Use liquid fertilizer regularly to help promote growth. The nutrients in liquids are most quickly available to the plants. Dilute according to directions; you don’t want to burn the roots.
Watch for pests attacking the plants. Use systemic or soap sprays to control. Do NOT use systemic if you want to eat the flowers or rose hips.
Established Roses
If moving an established rose from one spot to another, dig the new hole before uprooting the plant. The best time to move roses is before the leaf buds open.
Do not prune until the leaves begin to emerge; this shows which canes didn’t survive the winter. Prune to the node below the damage.
Feed only after the leaves have unfurled with organic material, rose fertilizer, granules or fish fertilizer. All roses need either balanced fertilizer or a rose fertilizer at the beginning of the season. Single bloomers, repeat bloomers and continual bloomers all have different requirements as the season progresses.
Single bloom roses need heavy feeding from the time they begin to leaf out until the bloom is finished. A fertilizer that is balanced (20-20-20) or higher in nitrogen (20-10-10) is best at this time; usually May and June. Once they are finished, a fertilizer higher in phosphorus is best; usually July and August. (10-20-10). When getting them ready to go dormant, no nitrogen should be given (0-10-10) in September and October.
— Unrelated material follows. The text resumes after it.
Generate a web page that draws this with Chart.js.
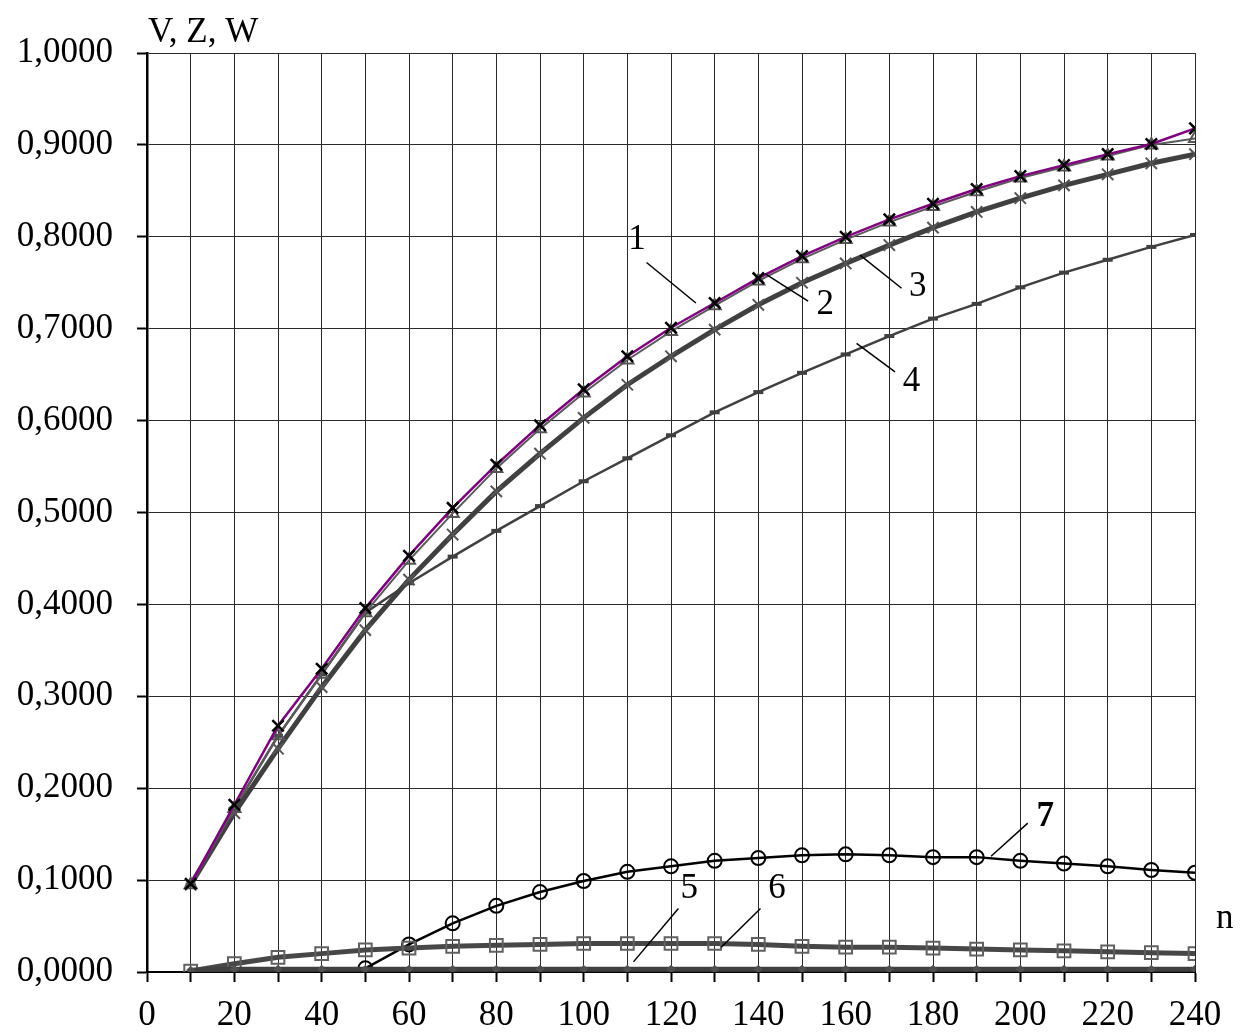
<!DOCTYPE html>
<html>
<head>
<meta charset="utf-8">
<script src="https://cdn.jsdelivr.net/npm/chart.js@4/dist/chart.umd.min.js"></script>
<style>
  html, body { margin: 0; padding: 0; background: #fff; }
  canvas { display: block; }
</style>
</head>
<body>
<canvas id="myChart" width="1240" height="1034"></canvas>
<script>
// n values (x axis)
var nValues = [10, 20, 30, 40, 50, 60, 70, 80, 90, 100, 110, 120, 130, 140, 150, 160, 170, 180, 190, 200, 210, 220, 230, 240];

// curves 1-6 start at n = 10, curve 7 starts at n = 50
var curve1 = [0.096, 0.182, 0.268, 0.330, 0.396, 0.453, 0.505, 0.552, 0.595, 0.634, 0.670, 0.701, 0.728, 0.755, 0.779, 0.800, 0.819, 0.836, 0.852, 0.866, 0.878, 0.890, 0.901, 0.918];
var curve2 = [0.095, 0.178, 0.257, 0.324, 0.391, 0.448, 0.499, 0.548, 0.591, 0.630, 0.666, 0.697, 0.725, 0.752, 0.776, 0.797, 0.816, 0.833, 0.849, 0.864, 0.876, 0.888, 0.900, 0.907];
var curve3 = [0.095, 0.173, 0.243, 0.310, 0.372, 0.427, 0.476, 0.523, 0.564, 0.603, 0.639, 0.670, 0.699, 0.726, 0.750, 0.771, 0.791, 0.810, 0.827, 0.842, 0.856, 0.868, 0.880, 0.890];
var curve4 = [0.095, 0.178, 0.257, 0.324, 0.391, 0.423, 0.452, 0.480, 0.507, 0.534, 0.559, 0.584, 0.609, 0.631, 0.652, 0.672, 0.692, 0.711, 0.727, 0.745, 0.761, 0.775, 0.789, 0.802];
var curve5 = [0.002, 0.003, 0.003, 0.003, 0.003, 0.003, 0.003, 0.003, 0.003, 0.003, 0.003, 0.003, 0.003, 0.003, 0.003, 0.003, 0.003, 0.003, 0.003, 0.003, 0.003, 0.003, 0.003, 0.003];
var curve6 = [0.001, 0.009, 0.016, 0.020, 0.024, 0.026, 0.028, 0.029, 0.030, 0.031, 0.031, 0.031, 0.031, 0.030, 0.028, 0.027, 0.027, 0.026, 0.025, 0.024, 0.023, 0.022, 0.021, 0.020];
var curve7 = [null, null, null, null, 0.004, 0.030, 0.053, 0.072, 0.087, 0.099, 0.109, 0.115, 0.121, 0.124, 0.127, 0.128, 0.127, 0.125, 0.125, 0.121, 0.118, 0.115, 0.111, 0.108];

// curve number labels with leader lines, in data units
var curveLabels = [
  {text: '1', n: 112.2, v: 0.797, from: [114.4, 0.772], to: [125.7, 0.728]},
  {text: '2', n: 155.3, v: 0.726, from: [141.5, 0.760], to: [151.4, 0.730]},
  {text: '3', n: 176.5, v: 0.746, from: [163.3, 0.780], to: [172.8, 0.744]},
  {text: '4', n: 175.1, v: 0.642, from: [162.5, 0.684], to: [171.3, 0.653]},
  {text: '5', n: 124.2, v: 0.091, from: [121.7, 0.069], to: [111.4, 0.011]},
  {text: '6', n: 144.3, v: 0.091, from: [140.5, 0.069], to: [131.5, 0.027]},
  {text: '7', n: 205.7, v: 0.169, from: [201.7, 0.162], to: [193.3, 0.126], bold: true}
];

function pts(arr) {
  var out = [];
  for (var i = 0; i < nValues.length; i++) {
    if (arr[i] !== null) out.push({x: nValues[i], y: arr[i]});
  }
  return out;
}

var FONT = '"Liberation Serif", "Times New Roman", serif';

var labelsPlugin = {
  id: 'curveLabels',
  afterDraw: function(chart) {
    var c = chart.ctx, xs = chart.scales.x, ys = chart.scales.y;
    c.save();
    c.fillStyle = '#000';
    c.textAlign = 'left';
    c.textBaseline = 'alphabetic';
    c.font = '35px ' + FONT;
    c.fillText('V, Z, W', 148, 42);
    c.fillText('n', 1216, 928);
    c.strokeStyle = '#000';
    c.lineWidth = 1.5;
    curveLabels.forEach(function(l) {
      c.beginPath();
      c.moveTo(xs.getPixelForValue(l.from[0]), ys.getPixelForValue(l.from[1]));
      c.lineTo(xs.getPixelForValue(l.to[0]), ys.getPixelForValue(l.to[1]));
      c.stroke();
      c.font = (l.bold ? 'bold ' : '') + '35px ' + FONT;
      c.textAlign = 'center';
      c.textBaseline = 'middle';
      c.fillText(l.text, xs.getPixelForValue(l.n), ys.getPixelForValue(l.v));
    });
    c.restore();
  }
};

var ctx = document.getElementById('myChart').getContext('2d');
var myChart = new Chart(ctx, {
  type: 'line',
  data: {
    datasets: [{
        label: '1',
        data: pts(curve1),
        borderColor: '#800080',
        borderWidth: 2.5,
        pointStyle: 'crossRot',
        pointRadius: 8,
        pointBorderColor: '#000',
        pointBorderWidth: 2.5
      }, {
        label: '2',
        data: pts(curve2),
        borderColor: '#5a5a5a',
        borderWidth: 2,
        pointStyle: 'triangle',
        pointRadius: 7,
        pointBorderColor: '#555',
        pointBackgroundColor: 'rgba(255,255,255,0)',
        pointBorderWidth: 2
      }, {
        label: '3',
        data: pts(curve3),
        borderColor: '#404040',
        borderWidth: 5,
        pointStyle: 'crossRot',
        pointRadius: 8,
        pointBorderColor: '#555',
        pointBorderWidth: 2
      }, {
        label: '4',
        data: pts(curve4),
        borderColor: '#404040',
        borderWidth: 2.5,
        pointStyle: 'line',
        pointRadius: 5,
        pointBorderColor: '#404040',
        pointBorderWidth: 4
      }, {
        label: '5',
        data: pts(curve5),
        borderColor: '#404040',
        borderWidth: 5,
        pointStyle: 'rectRot',
        pointRadius: 4,
        pointBorderColor: '#505050',
        pointBackgroundColor: '#505050',
        pointBorderWidth: 1
      }, {
        label: '6',
        data: pts(curve6),
        borderColor: '#474747',
        borderWidth: 5,
        pointStyle: 'rect',
        pointRadius: 9,
        pointBorderColor: '#606060',
        pointBackgroundColor: 'rgba(255,255,255,0)',
        pointBorderWidth: 2
      }, {
        label: '7',
        data: pts(curve7),
        borderColor: '#000',
        borderWidth: 2.5,
        pointStyle: 'circle',
        pointRadius: 7,
        pointBorderColor: '#000',
        pointBackgroundColor: 'rgba(255,255,255,0)',
        pointBorderWidth: 2
      }
    ]
  },
  options: {
    responsive: false,
    animation: false,
    events: [],
    layout: { padding: { left: 0, top: 53, right: 45, bottom: 0 } },
    elements: { line: { tension: 0, fill: false } },
    plugins: { legend: { display: false }, tooltip: { enabled: false } },
    scales: {
      x: {
        type: 'linear',
        min: 0,
        max: 240,
        afterFit: function(s) { s.height = 62; },
        border: { display: true, color: '#000', width: 2 },
        grid: { color: '#2a2a2a', lineWidth: 1, tickLength: 10, tickColor: '#000', tickWidth: 2 },
        ticks: {
          stepSize: 10,
          autoSkip: false,
          maxRotation: 0,
          padding: 13,
          color: '#000',
          font: { family: FONT, size: 35 },
          callback: function(v) { return v % 20 === 0 ? String(v) : ''; }
        }
      },
      y: {
        min: 0,
        max: 1,
        afterFit: function(s) { s.width = 147; },
        border: { display: true, color: '#000', width: 2.5 },
        grid: { color: '#2a2a2a', lineWidth: 1, tickLength: 10, tickColor: '#000', tickWidth: 2 },
        ticks: {
          stepSize: 0.1,
          padding: 24,
          color: '#000',
          font: { family: FONT, size: 35 },
          callback: function(v) { return v.toFixed(4).replace('.', ','); }
        }
      }
    }
  },
  plugins: [labelsPlugin]
});
</script>
</body>
</html>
Repeat bloomers can be given the balanced fertilizer or one higher in nitrogen until the second bloom is finished. Then a fertilizer high in phosphorus should be give until time to prepare for dormancy. Then, no nitrogen should be given.
Continual blooming roses should be fed heavily throughout the summer with balanced fertilizer or one with more nitrogen. In mid-August, a fertilizer high in phosphorus can be given; then in October no nitrogen should be given.